Work instructions -
Give every line back verbatim, dropping all images.

** Start of Data excerpt **

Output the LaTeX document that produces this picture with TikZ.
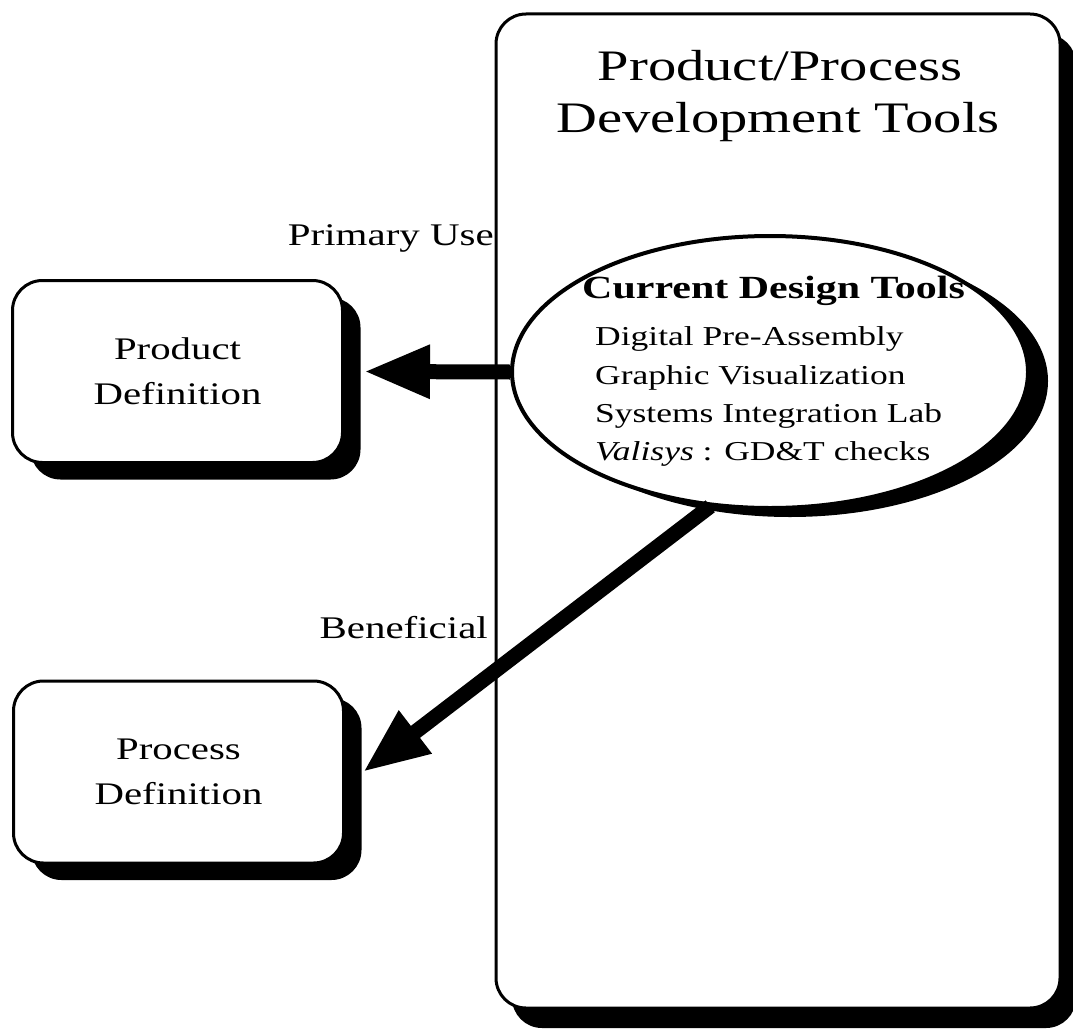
\documentclass[tikz,border=0pt]{standalone}
\usepackage{fontspec}
\setmainfont{Liberation Serif}[FakeStretch=1.3]
\usetikzlibrary{arrows.meta,shapes.geometric,shadows}

\tikzset{
  solidshadow/.style 2 args={drop shadow={shadow xshift=#1, shadow yshift=#2, fill=black, opacity=1}},
  panel/.style={draw, line width=3pt, fill=white, rounded corners=30pt, inner sep=0pt},
  bigpanel/.style={panel, minimum width=564pt, minimum height=994pt, solidshadow={16pt}{-20pt}},
  defbox/.style={panel, minimum width=330pt, minimum height=182pt, align=center,
    font=\fontsize{31.4}{45}\selectfont, solidshadow={18pt}{-17pt}},
  toolsoval/.style={ellipse, draw, line width=4pt, fill=white, inner sep=0pt,
    minimum width=516pt, minimum height=272pt, solidshadow={20pt}{-9pt}},
  titletext/.style={anchor=base, inner sep=0pt, font=\fontsize{43.5}{48}\selectfont},
  headtext/.style={anchor=base west, inner sep=0pt, font=\fontsize{32.3}{38}\selectfont\bfseries},
  itemtext/.style={anchor=base west, inner sep=0pt, font=\fontsize{27.3}{38}\selectfont},
  labeltext/.style={anchor=base east, inner sep=0pt, font=\fontsize{31.5}{36}\selectfont},
  fatarrow/.style={line width=15pt, -{Triangle[length=66pt, width=50pt]}},
}

\begin{document}
\begin{tikzpicture}[x=1pt, y=-1pt]
  \useasboundingbox (0,0) rectangle (1073,1030);

  % development tools panel
  \node[bigpanel] (dev) at (778,511) {};
  \node[titletext] (title1) at (780,81) {Product/Process};
  \node[titletext] (title2) at (778,132) {Development Tools};

  % current design tools
  \node[toolsoval] (ell) at (770,372) {};
  \node[headtext] (head) at (582,298) {Current Design Tools};
  \node[itemtext] (item1) at (595,345) {Digital Pre-Assembly};
  \node[itemtext] (item2) at (595,384) {Graphic Visualization};
  \node[itemtext] (item3) at (595,422) {Systems Integration Lab};
  \node[itemtext] (item4) at (595,460) {\textit{Valisys} : GD\&T checks};

  % definition boxes
  \node[defbox] (prod) at (177.5,371.5) {Product\\Definition};
  \node[defbox] (proc) at (178.5,772) {Process\\Definition};

  % connectors
  \draw[fatarrow] (ell.west) -- ([xshift=20pt]prod.east);
  \draw[fatarrow] (ell.246) -- ([xshift=18pt]proc.east);

  % connector labels
  \node[labeltext] (use) at (494,245) {Primary Use};
  \node[labeltext] (ben) at (488,638) {Beneficial};
\end{tikzpicture}
\end{document}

** End of Data excerpt **

Result -
Output the LaTeX document that produces this picture with TikZ.
\documentclass[tikz,border=0pt]{standalone}
\usepackage{fontspec}
\setmainfont{Liberation Serif}[FakeStretch=1.3]
\usetikzlibrary{arrows.meta,shapes.geometric,shadows}

\tikzset{
  solidshadow/.style 2 args={drop shadow={shadow xshift=#1, shadow yshift=#2, fill=black, opacity=1}},
  panel/.style={draw, line width=3pt, fill=white, rounded corners=30pt, inner sep=0pt},
  bigpanel/.style={panel, minimum width=564pt, minimum height=994pt, solidshadow={16pt}{-20pt}},
  defbox/.style={panel, minimum width=330pt, minimum height=182pt, align=center,
    font=\fontsize{31.4}{45}\selectfont, solidshadow={18pt}{-17pt}},
  toolsoval/.style={ellipse, draw, line width=4pt, fill=white, inner sep=0pt,
    minimum width=516pt, minimum height=272pt, solidshadow={20pt}{-9pt}},
  titletext/.style={anchor=base, inner sep=0pt, font=\fontsize{43.5}{48}\selectfont},
  headtext/.style={anchor=base west, inner sep=0pt, font=\fontsize{32.3}{38}\selectfont\bfseries},
  itemtext/.style={anchor=base west, inner sep=0pt, font=\fontsize{27.3}{38}\selectfont},
  labeltext/.style={anchor=base east, inner sep=0pt, font=\fontsize{31.5}{36}\selectfont},
  fatarrow/.style={line width=15pt, -{Triangle[length=66pt, width=50pt]}},
}

\begin{document}
\begin{tikzpicture}[x=1pt, y=-1pt]
  \useasboundingbox (0,0) rectangle (1073,1030);

  % development tools panel
  \node[bigpanel] (dev) at (778,511) {};
  \node[titletext] (title1) at (780,81) {Product/Process};
  \node[titletext] (title2) at (778,132) {Development Tools};

  % current design tools
  \node[toolsoval] (ell) at (770,372) {};
  \node[headtext] (head) at (582,298) {Current Design Tools};
  \node[itemtext] (item1) at (595,345) {Digital Pre-Assembly};
  \node[itemtext] (item2) at (595,384) {Graphic Visualization};
  \node[itemtext] (item3) at (595,422) {Systems Integration Lab};
  \node[itemtext] (item4) at (595,460) {\textit{Valisys} : GD\&T checks};

  % definition boxes
  \node[defbox] (prod) at (177.5,371.5) {Product\\Definition};
  \node[defbox] (proc) at (178.5,772) {Process\\Definition};

  % connectors
  \draw[fatarrow] (ell.west) -- ([xshift=20pt]prod.east);
  \draw[fatarrow] (ell.246) -- ([xshift=18pt]proc.east);

  % connector labels
  \node[labeltext] (use) at (494,245) {Primary Use};
  \node[labeltext] (ben) at (488,638) {Beneficial};
\end{tikzpicture}
\end{document}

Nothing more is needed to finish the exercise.